1. Mechanical Properties
Crystallinity significantly affects the mechanical properties of polymers. Crystalline regions confer stiffness and strength, as the ordered structure allows polymer chains to pack closely together, providing strong intermolecular forces. On the other hand, amorphous regions provide flexibility and toughness. Therefore, a polymer with a higher degree of crystallinity will typically be more rigid and strong, whereas one with more amorphous regions will be more ductile.

2. Thermal Properties
The thermal behavior of polymers is also influenced by their crystallinity. Crystalline regions have a higher melting point compared to amorphous regions due to the strong bonding forces between the closely packed chains. Polymers with higher crystallinity will exhibit a distinct melting point, whereas those with lower crystallinity will transition gradually from solid to liquid over a range of temperatures.

3. Optical Properties
Crystallinity affects the optical clarity of polymers. Crystalline regions can scatter light, making the polymer appear opaque. In contrast, amorphous polymers are generally transparent. Thus, the degree of crystallinity can be manipulated to achieve the desired optical properties in applications where clarity is important, such as in packaging materials or optical devices.

4. Chemical Resistance
Polymers with higher crystallinity tend to have better chemical resistance. The densely packed chains in crystalline regions limit the penetration of chemicals, making them less reactive compared to amorphous regions. This property is particularly important in applications where the polymer must withstand harsh chemical environments, such as in piping and storage containers in the chemical industry.

Applications and Implications

Understanding and controlling the crystallinity of polymers is crucial for tailoring materials to specific applications. For instance, in the textile industry, fibers with high crystallinity offer improved tensile strength and resistance to deformation, making them suitable for durable clothing and industrial fabrics. In contrast, the amorphous nature of polymers like rubber makes them ideal for applications requiring elasticity.
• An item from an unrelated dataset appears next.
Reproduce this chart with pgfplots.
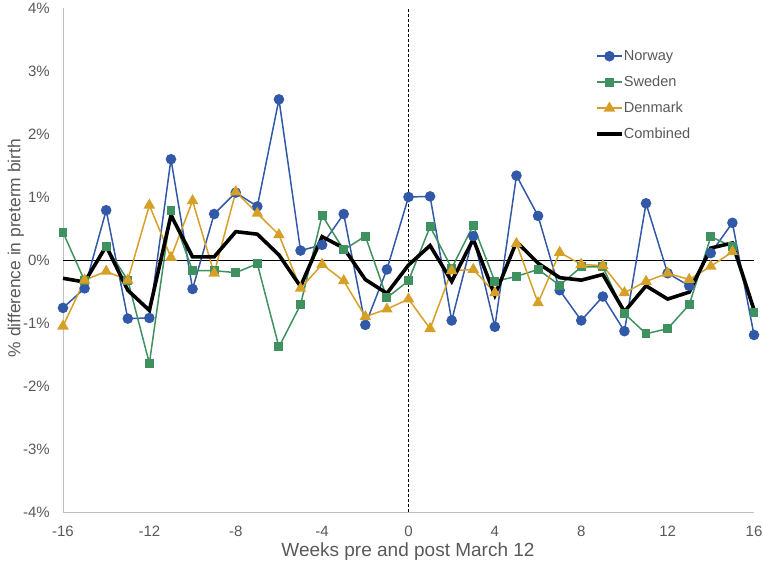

In conclusion, the degree of crystallinity in polymers plays a pivotal role in determining their physical properties and suitability for various applications. By manipulating factors such as cooling rates and additives, manufacturers can engineer materials with the desired balance of strength, flexibility, thermal stability, and chemical resistance. As a result, the study of polymer crystallinity continues to be a vital aspect of materials science, opening new avenues for innovation and application in diverse fields.